South Africa just took a bold step forward for gay rights on the continent — and most people around the world probably missed it.
South Africa legalized same-sex marriage in 2006 and has long allowed gays to serve openly in the military. However, its neighbors have not been so quick to embrace same-sex equality. Given this environment, news that South Africa had appointed its first mixed-race lesbian to the nation's cabinet is not only a big deal, but is also a bold statement signalling that progress is slowly, but surely, coming to the region.
South Africa's post-apartheid constitution actually does afford the LGBT community more legal rights than many other nations. Yet the social fabric and mores of this nation have complicated the community's acceptance.
In a 2013 Pew Research Center poll, 61% of South Africans believed that society should not accept homosexuality. This is comparably better than, but not too distinct from, other nations in the Sub-Saharan region, which overwhelmingly disapprove of homosexuality: "At least 9 in 10 in Nigeria (98%), Senegal (96%), Ghana (96%), Uganda (96%) and Kenya (90%) believe homosexuality should not be accepted by society."

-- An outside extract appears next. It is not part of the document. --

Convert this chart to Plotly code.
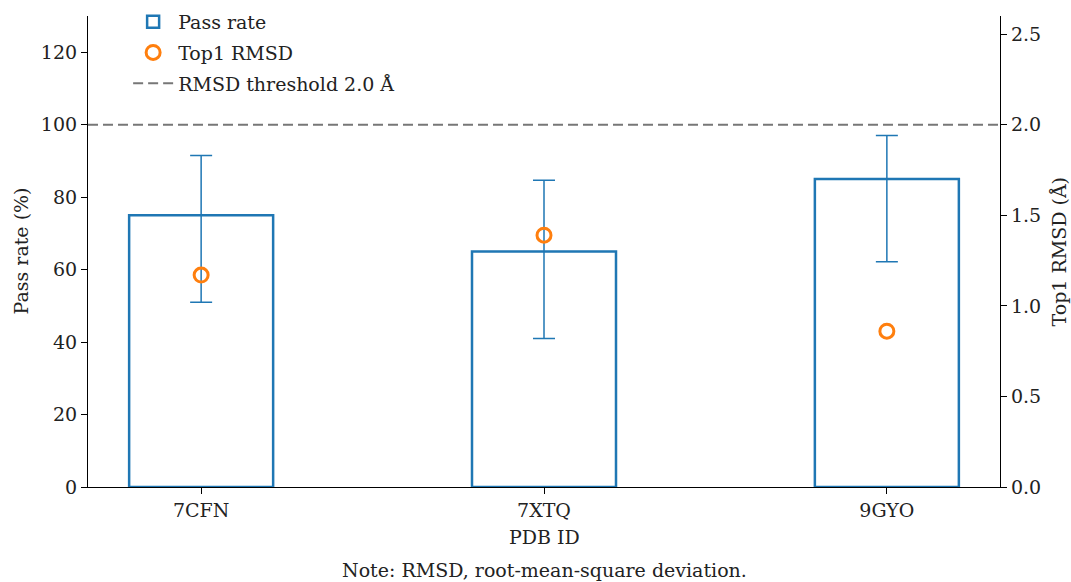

Image Credit: Pew Research Center
The recent re-election of social conservative and traditional Zulu polygamist Jacob Zuma is a further testament to the social climate of acceptance of the LGBT community. While he has not taken action to overturn certain LGBT rights, he has not voiced his support of them either. Nor has he publicly condemned the homophobic atrocities occurring throughout the region in Nigeria and Uganda.
All of which is why the appointment of Lynne Brown as the public enterprises minister as the first openly LGBT figure is, indeed, such a big deal. A former teacher, Brown was premier of the Western Cape until her party lost control of government.
Brown seems a demure, no-nonsense figure who is said to like reading and playing golf in her time off.
"I'm not a flamboyant type of person; I get things done," she said, according to the Guardian. In another interview, the 52-year-old described herself as a "gentle politician" who has "not developed a hard skin but I do not care what people say about me — that you learn."
In a country where homophobia and sexism strongly are still a large part of the culture, her appointment is significant and symbolic.
Steven Friedman, director of the Center for the Study of Democracy, told the Guardian: "I think it's worth drawing attention to. She's not a gay rights campaigner — it's not recognition in that sense — but the fact that under the most socially conservative president since 1994 there is the first openly gay minister in such a position is significant."